Aim -> In the entries below, find every line with "chart" and copy it.

── Given records ──

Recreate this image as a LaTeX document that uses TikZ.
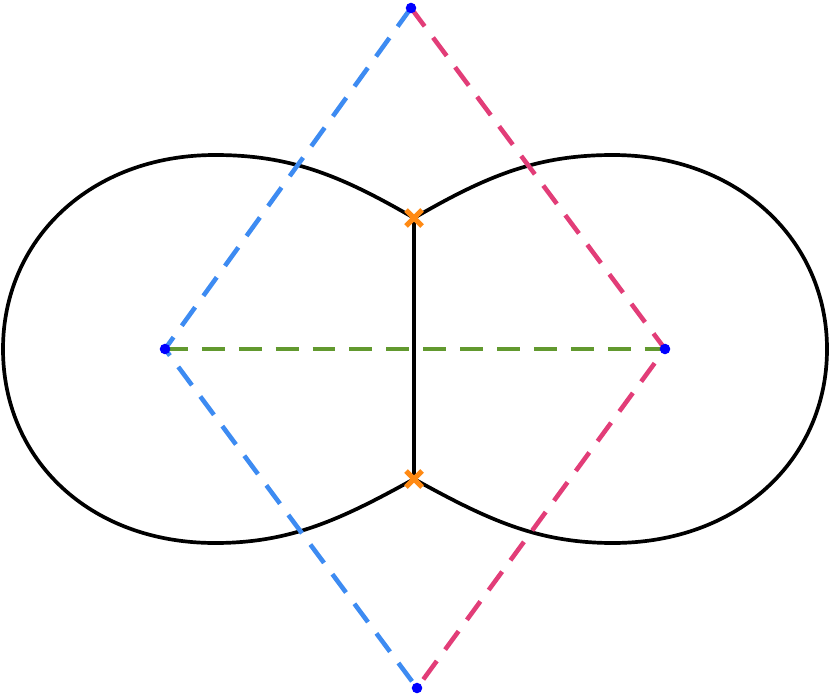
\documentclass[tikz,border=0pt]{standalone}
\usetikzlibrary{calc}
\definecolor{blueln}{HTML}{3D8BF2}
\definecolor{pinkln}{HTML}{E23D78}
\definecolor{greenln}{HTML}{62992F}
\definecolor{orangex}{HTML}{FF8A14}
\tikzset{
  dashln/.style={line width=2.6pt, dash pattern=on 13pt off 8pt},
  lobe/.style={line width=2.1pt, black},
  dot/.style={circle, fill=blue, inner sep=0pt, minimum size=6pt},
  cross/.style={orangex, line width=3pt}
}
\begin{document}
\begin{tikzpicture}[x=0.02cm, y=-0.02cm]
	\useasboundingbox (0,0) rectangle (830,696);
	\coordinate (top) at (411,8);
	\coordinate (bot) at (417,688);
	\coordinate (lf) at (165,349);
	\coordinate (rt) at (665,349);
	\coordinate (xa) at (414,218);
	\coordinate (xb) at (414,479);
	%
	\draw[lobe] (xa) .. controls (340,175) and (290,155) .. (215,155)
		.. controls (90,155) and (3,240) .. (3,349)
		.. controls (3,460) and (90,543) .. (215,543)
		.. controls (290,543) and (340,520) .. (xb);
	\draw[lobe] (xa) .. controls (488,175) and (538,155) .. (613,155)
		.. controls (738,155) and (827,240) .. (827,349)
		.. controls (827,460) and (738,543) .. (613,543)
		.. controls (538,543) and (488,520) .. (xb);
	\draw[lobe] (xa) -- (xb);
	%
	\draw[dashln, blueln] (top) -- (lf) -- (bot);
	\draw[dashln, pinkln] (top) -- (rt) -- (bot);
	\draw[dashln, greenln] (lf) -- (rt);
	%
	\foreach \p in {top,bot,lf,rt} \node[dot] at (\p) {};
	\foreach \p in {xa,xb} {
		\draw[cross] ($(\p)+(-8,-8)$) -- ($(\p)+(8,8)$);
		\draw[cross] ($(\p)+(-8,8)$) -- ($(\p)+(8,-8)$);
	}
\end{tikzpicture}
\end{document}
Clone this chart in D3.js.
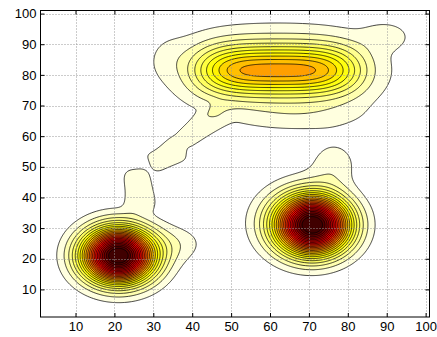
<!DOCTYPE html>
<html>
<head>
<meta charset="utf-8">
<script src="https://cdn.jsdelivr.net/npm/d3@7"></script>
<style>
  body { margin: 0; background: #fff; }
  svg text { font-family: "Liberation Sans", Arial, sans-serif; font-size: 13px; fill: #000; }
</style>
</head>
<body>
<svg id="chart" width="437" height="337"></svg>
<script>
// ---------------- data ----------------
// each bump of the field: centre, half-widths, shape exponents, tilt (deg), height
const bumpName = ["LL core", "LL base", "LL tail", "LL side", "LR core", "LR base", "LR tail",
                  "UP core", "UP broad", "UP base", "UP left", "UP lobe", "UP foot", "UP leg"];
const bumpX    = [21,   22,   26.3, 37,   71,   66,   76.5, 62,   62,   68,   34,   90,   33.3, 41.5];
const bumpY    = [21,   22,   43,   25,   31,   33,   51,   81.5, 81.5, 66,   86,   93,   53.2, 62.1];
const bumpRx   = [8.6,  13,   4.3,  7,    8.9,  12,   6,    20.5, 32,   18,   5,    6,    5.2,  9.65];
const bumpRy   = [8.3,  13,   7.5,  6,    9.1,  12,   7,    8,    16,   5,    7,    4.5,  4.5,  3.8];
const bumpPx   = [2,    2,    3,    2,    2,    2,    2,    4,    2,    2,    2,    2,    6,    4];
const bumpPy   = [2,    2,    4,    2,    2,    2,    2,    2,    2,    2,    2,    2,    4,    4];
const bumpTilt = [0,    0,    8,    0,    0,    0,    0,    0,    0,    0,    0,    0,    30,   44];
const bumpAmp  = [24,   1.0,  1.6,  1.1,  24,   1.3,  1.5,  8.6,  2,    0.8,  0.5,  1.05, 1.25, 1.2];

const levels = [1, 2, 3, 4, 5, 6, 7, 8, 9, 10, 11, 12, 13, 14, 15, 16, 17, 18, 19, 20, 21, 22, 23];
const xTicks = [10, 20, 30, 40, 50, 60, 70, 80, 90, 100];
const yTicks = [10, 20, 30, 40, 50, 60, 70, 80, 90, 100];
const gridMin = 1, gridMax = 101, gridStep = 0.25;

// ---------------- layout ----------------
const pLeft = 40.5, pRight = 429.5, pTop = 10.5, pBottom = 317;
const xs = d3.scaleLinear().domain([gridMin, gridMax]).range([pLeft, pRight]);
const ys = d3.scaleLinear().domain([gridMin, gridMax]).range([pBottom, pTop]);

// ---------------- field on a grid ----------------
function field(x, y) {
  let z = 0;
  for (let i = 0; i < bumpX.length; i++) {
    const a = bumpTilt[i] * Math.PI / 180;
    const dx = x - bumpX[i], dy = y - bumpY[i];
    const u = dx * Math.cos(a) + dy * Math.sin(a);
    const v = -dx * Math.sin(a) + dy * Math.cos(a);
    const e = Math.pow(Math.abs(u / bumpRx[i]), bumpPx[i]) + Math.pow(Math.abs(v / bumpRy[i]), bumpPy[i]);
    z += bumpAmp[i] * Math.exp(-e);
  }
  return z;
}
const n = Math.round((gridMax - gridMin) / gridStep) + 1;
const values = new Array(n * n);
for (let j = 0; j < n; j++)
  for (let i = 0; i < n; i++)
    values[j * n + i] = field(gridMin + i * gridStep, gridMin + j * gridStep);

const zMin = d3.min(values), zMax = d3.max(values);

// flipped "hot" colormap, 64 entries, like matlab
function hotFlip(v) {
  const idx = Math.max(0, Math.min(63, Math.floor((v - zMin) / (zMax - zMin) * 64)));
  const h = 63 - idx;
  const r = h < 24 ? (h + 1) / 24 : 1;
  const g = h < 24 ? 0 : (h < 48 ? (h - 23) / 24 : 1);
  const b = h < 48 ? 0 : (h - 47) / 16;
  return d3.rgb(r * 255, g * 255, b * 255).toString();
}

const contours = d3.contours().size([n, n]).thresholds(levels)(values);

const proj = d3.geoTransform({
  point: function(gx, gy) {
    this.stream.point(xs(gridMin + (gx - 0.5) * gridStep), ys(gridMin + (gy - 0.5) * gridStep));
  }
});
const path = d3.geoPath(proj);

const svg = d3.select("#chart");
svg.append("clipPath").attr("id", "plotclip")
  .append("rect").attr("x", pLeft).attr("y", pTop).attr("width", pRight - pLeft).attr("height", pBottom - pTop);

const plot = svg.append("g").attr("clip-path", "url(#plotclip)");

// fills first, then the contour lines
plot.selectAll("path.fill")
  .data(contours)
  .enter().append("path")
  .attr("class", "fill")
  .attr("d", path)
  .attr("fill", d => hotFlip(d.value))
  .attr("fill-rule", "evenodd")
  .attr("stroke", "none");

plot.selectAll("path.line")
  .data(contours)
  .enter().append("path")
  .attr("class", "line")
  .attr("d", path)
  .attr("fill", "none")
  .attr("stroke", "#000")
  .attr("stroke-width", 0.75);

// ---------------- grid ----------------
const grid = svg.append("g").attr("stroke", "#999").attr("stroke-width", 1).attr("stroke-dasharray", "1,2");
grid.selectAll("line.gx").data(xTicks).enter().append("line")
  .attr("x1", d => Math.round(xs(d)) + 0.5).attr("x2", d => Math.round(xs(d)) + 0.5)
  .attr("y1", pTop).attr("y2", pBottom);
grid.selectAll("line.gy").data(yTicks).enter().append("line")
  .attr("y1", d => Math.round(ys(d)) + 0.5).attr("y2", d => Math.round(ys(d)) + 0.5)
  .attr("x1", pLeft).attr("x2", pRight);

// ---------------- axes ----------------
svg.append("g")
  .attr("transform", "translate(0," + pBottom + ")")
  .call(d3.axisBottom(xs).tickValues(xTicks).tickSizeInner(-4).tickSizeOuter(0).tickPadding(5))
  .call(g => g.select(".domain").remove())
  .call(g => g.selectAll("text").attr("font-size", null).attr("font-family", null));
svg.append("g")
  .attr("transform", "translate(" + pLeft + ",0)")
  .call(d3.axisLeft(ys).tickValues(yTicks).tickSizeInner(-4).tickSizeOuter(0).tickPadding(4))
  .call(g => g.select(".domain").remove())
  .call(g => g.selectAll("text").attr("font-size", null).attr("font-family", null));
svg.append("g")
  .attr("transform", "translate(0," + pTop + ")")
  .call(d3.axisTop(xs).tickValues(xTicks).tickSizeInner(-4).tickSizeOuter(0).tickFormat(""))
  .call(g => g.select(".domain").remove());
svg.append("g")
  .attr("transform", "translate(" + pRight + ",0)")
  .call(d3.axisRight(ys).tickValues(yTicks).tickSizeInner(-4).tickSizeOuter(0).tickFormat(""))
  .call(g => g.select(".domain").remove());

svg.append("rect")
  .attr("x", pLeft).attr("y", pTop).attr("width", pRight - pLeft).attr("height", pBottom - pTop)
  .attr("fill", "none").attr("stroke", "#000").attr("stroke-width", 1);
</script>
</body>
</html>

───

Reply to the exercise ->
Clone this chart in D3.js.
<svg id="chart" width="437" height="337"></svg>
const svg = d3.select("#chart");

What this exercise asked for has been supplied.